Real Capital Analytics, a property research and consulting firm, says that mainland Chinese and Hong Kong businesspeople spent $1.7 billion on commercial properties in 2011, four times more than in 2008. Experts believe that figure understates the real value of Chinese property investment in North America, since buyers may operate through businesses already set up abroad.

Meanwhile in China, debate continues over whether the current real estate predicament was the result of widespread speculation.

Experts like Alastair Hughes, the CEO of Jones Land Lasalle Inc, a real estate services and investment management firm, told Bloomberg on June 13 that only a tiny minority of the homebuyers in China were actually speculators. 93 percent actually plan to live in their new properties.
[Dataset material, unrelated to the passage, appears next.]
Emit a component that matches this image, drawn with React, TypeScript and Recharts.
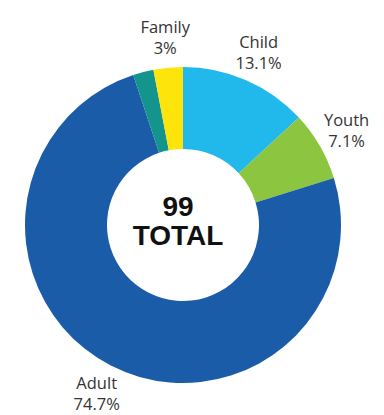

But experts like Yi Xianrong, from the China Academy of Social Sciences, would not agree. Last year he told the Financial Times that The high housing price is not due to limited supply - it is because of endemic speculation.

China's real estate bubble is undeniably the biggest in history but our property taxes are lower than Zimbabwe's; the situation is laughable, Yi added.

The government is spending the equivalent of $27.2 billion over the next year to build low-cost housing, mostly for migrant workers to major coastal cities. In May, real estate consultancy Knight Frank said that housing values in Beijing and Shanghai increased some 111 percent between 2006 and 2011. The prices for an average apartment in both cities are roughly comparable to the greater metropolitan prices of New York, meaning they may be 20 to 30 times higher than the average yearly income for a Chinese citizen.

The country's major real estate developers don't seem to be in trouble though. China's National Bureau for Statistics said that real estate investment grew over 18 percent in May from the previous year. The first and second-ranked property developers in the country, China Vanke and Evergrande Group Ltd. (Hong Kong: 3333), both had record sales over 10 billion yuan (more than $1.6 billion) in May.